T51A-4569:
Depth Limits of Slow Slip Events at the Japan Trench: Insights from Friction Experiments under In-Situ Conditions

Friday, 19 December 2014
Michiyo Sawai1, Andre R Niemeijer2, Takehiro Hirose3 and Christopher James Spiers2, (1)Hiroshima University, Higashi-Hiroshima, Japan, (2)Utrecht University, Utrecht, Netherlands, (3)JAMSTEC, Kochi Institute for Core Sample Research, Nankoku City, Kochi, Japan
Abstract:
Episodic tremor and slip occurred just before the 2011 Tohoku-oki earthquake on a shallow portion (less than 20 km depth) in the Tohoku subduction zone (Ito et al., 2013). The area where slow slip occurred overlapped with the seismogenic zone. To understand such diverse slip behaviour around the Japan Trench, not only the major earthquakes but also the slow slip events, it is essential to reveal the frictional properties of rocks distributed at the Tohoku subduction zone. We thus conducted friction experiments using a rotary shear apparatus on smectite-rich pelagic sediments retrieved from the plate-boundary thrust during IODP Expedition 343. The sediments were disaggregated and simulated gouges were then sheared at temperatures of 20-200oC, an effective normal stress of 50 MPa and a pore fluid pressure of 50 MPa. We conducted velocity-stepping sequences (0.3 to 100 µm/s) to determine the rate and state parameter (a-b) and investigated the effects of temperature and slip rate on slip stability.

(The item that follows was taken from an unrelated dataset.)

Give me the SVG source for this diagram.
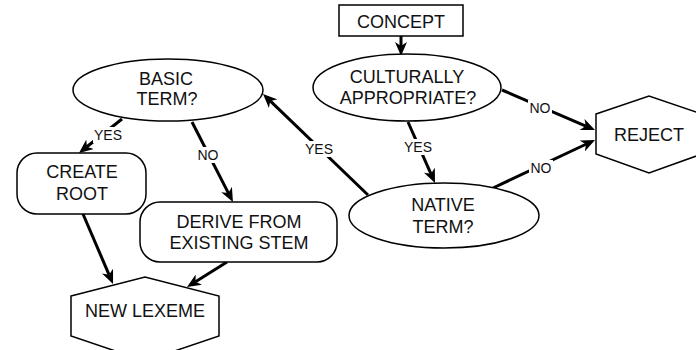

Our results show that at low temperatures of 20 and 50oC, the simulated gouges exhibit negative values of (a-b) with a background friction coefficient of 0.38, except at the highest slip rate of 0.1 mm/s. However, the gouges show neutral to positive values of (a-b) at temperatures of >100oC with the same background friction coefficient as at lower temperatures. In addition, the value of parameter (a-b) depends significantly on slip rates: at temperatures of 20 and 50oC it increases from negative to neutral (or slightly positive at 20oC) with increasing slip rates to 0.1 mm/s, whereas it tends to decrease with increasing slip rate at temperatures higher than 100oC. The downdip temperature limit of the slow slip events at Japan Trench (Ito et al., 2013) seems to be in the range between 100 to 150oC. The transition in (a-b) value from neutral to positive, particularly at lower slip rates, occurs at the same temperature range. Hence, this could correspond to the observed downdip limit of the slow slip events. Furthermore, at the lowest temperature of 20oC this transition also occurs, but with increasing slip rate. This frictional property may thus inhibit further slip acceleration even if the slip commences, and could thus represent the upper limit of slow slip events at the shallow portion of the plate boundary.